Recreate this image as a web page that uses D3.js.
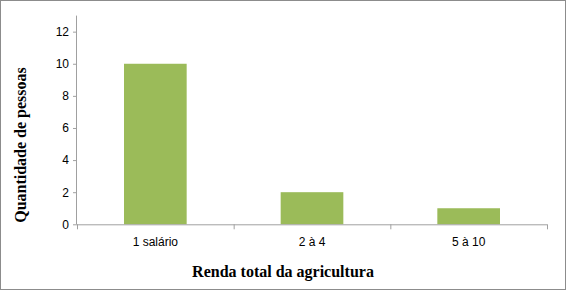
<!DOCTYPE html>
<html><head><meta charset="utf-8">
<script src="https://cdn.jsdelivr.net/npm/d3@7"></script>
<style>body{margin:0;background:#fff}svg{display:block}</style>
</head><body>
<script>
const categories = ["1 salário", "2 à 4", "5 à 10"];
const values = [10, 2, 1];
const yTicks = [0, 2, 4, 6, 8, 10, 12];
const yTitle = "Quantidade de pessoas";
const xTitle = "Renda total da agricultura";

const W = 566, H = 291;
const svg = d3.select("body").append("svg").attr("width", W).attr("height", H);
svg.append("rect").attr("x", 0.5).attr("y", 0.5).attr("width", W - 1).attr("height", H - 2)
  .attr("fill", "#fff").attr("stroke", "#8c8c8c").attr("stroke-width", 1);

const m = {left: 77, right: 547, top: 15.6, bottom: 224.3};
const x = d3.scaleBand().domain(categories).range([m.left, m.right]).paddingInner(0.6).paddingOuter(0.3);
const y = d3.scaleLinear().domain([0, 13]).range([m.bottom, m.top]);

// bars
svg.selectAll("rect.bar").data(values).join("rect").attr("class", "bar")
  .attr("x", (d, i) => x(categories[i]))
  .attr("width", x.bandwidth())
  .attr("y", d => y(d))
  .attr("height", d => y(0) - y(d))
  .attr("fill", "#9bbb59");

// y axis
const yAxis = svg.append("g").attr("transform", `translate(${m.left},0)`)
  .call(d3.axisLeft(y).tickValues(yTicks).tickSize(4).tickPadding(4));
yAxis.select(".domain").attr("stroke", "#a0a0a0").attr("d", `M-0.5,${m.top}V${m.bottom}`);
yAxis.selectAll(".tick line").attr("stroke", "#a0a0a0");
yAxis.selectAll("text").attr("font-family", "Liberation Sans, Arial, sans-serif").attr("font-size", 12).attr("fill", "#000");

// x axis
const step = x.step();
const bounds = [m.left, m.left + (m.right - m.left) / 3, m.left + 2 * (m.right - m.left) / 3, m.right];
const xg = svg.append("g");
xg.append("line").attr("x1", m.left).attr("x2", m.right).attr("y1", y(0) + 0.5).attr("y2", y(0) + 0.5).attr("stroke", "#a0a0a0");
xg.selectAll("line.t").data(bounds).join("line").attr("class", "t")
  .attr("x1", d => d + 0.5).attr("x2", d => d + 0.5).attr("y1", y(0)).attr("y2", y(0) + 5).attr("stroke", "#a0a0a0");
xg.selectAll("text").data(categories).join("text")
  .attr("x", d => x(d) + x.bandwidth() / 2).attr("y", 246)
  .attr("text-anchor", "middle")
  .attr("font-family", "Liberation Sans, Arial, sans-serif").attr("font-size", 12).attr("fill", "#000")
  .text(d => d);

// titles
svg.append("text").attr("x", 283).attr("y", 277).attr("text-anchor", "middle")
  .attr("font-family", "Liberation Serif, Times New Roman, serif").attr("font-weight", "bold").attr("font-size", 16)
  .text(xTitle);
svg.append("text").attr("transform", "translate(26,145) rotate(-90)").attr("text-anchor", "middle")
  .attr("font-family", "Liberation Serif, Times New Roman, serif").attr("font-weight", "bold").attr("font-size", 16)
  .text(yTitle);
</script>
</body></html>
----
Given exercise: Drop the images and repeat the data exactly.

Result:
Recreate this image as a web page that uses D3.js.
<!DOCTYPE html>
<html><head><meta charset="utf-8">
<script src="https://cdn.jsdelivr.net/npm/d3@7"></script>
<style>body{margin:0;background:#fff}svg{display:block}</style>
</head><body>
<script>
const categories = ["1 salário", "2 à 4", "5 à 10"];
const values = [10, 2, 1];
const yTicks = [0, 2, 4, 6, 8, 10, 12];
const yTitle = "Quantidade de pessoas";
const xTitle = "Renda total da agricultura";

const W = 566, H = 291;
const svg = d3.select("body").append("svg").attr("width", W).attr("height", H);
svg.append("rect").attr("x", 0.5).attr("y", 0.5).attr("width", W - 1).attr("height", H - 2)
  .attr("fill", "#fff").attr("stroke", "#8c8c8c").attr("stroke-width", 1);

const m = {left: 77, right: 547, top: 15.6, bottom: 224.3};
const x = d3.scaleBand().domain(categories).range([m.left, m.right]).paddingInner(0.6).paddingOuter(0.3);
const y = d3.scaleLinear().domain([0, 13]).range([m.bottom, m.top]);

// bars
svg.selectAll("rect.bar").data(values).join("rect").attr("class", "bar")
  .attr("x", (d, i) => x(categories[i]))
  .attr("width", x.bandwidth())
  .attr("y", d => y(d))
  .attr("height", d => y(0) - y(d))
  .attr("fill", "#9bbb59");

// y axis
const yAxis = svg.append("g").attr("transform", `translate(${m.left},0)`)
  .call(d3.axisLeft(y).tickValues(yTicks).tickSize(4).tickPadding(4));
yAxis.select(".domain").attr("stroke", "#a0a0a0").attr("d", `M-0.5,${m.top}V${m.bottom}`);
yAxis.selectAll(".tick line").attr("stroke", "#a0a0a0");
yAxis.selectAll("text").attr("font-family", "Liberation Sans, Arial, sans-serif").attr("font-size", 12).attr("fill", "#000");

// x axis
const step = x.step();
const bounds = [m.left, m.left + (m.right - m.left) / 3, m.left + 2 * (m.right - m.left) / 3, m.right];
const xg = svg.append("g");
xg.append("line").attr("x1", m.left).attr("x2", m.right).attr("y1", y(0) + 0.5).attr("y2", y(0) + 0.5).attr("stroke", "#a0a0a0");
xg.selectAll("line.t").data(bounds).join("line").attr("class", "t")
  .attr("x1", d => d + 0.5).attr("x2", d => d + 0.5).attr("y1", y(0)).attr("y2", y(0) + 5).attr("stroke", "#a0a0a0");
xg.selectAll("text").data(categories).join("text")
  .attr("x", d => x(d) + x.bandwidth() / 2).attr("y", 246)
  .attr("text-anchor", "middle")
  .attr("font-family", "Liberation Sans, Arial, sans-serif").attr("font-size", 12).attr("fill", "#000")
  .text(d => d);

// titles
svg.append("text").attr("x", 283).attr("y", 277).attr("text-anchor", "middle")
  .attr("font-family", "Liberation Serif, Times New Roman, serif").attr("font-weight", "bold").attr("font-size", 16)
  .text(xTitle);
svg.append("text").attr("transform", "translate(26,145) rotate(-90)").attr("text-anchor", "middle")
  .attr("font-family", "Liberation Serif, Times New Roman, serif").attr("font-weight", "bold").attr("font-size", 16)
  .text(yTitle);
</script>
</body></html>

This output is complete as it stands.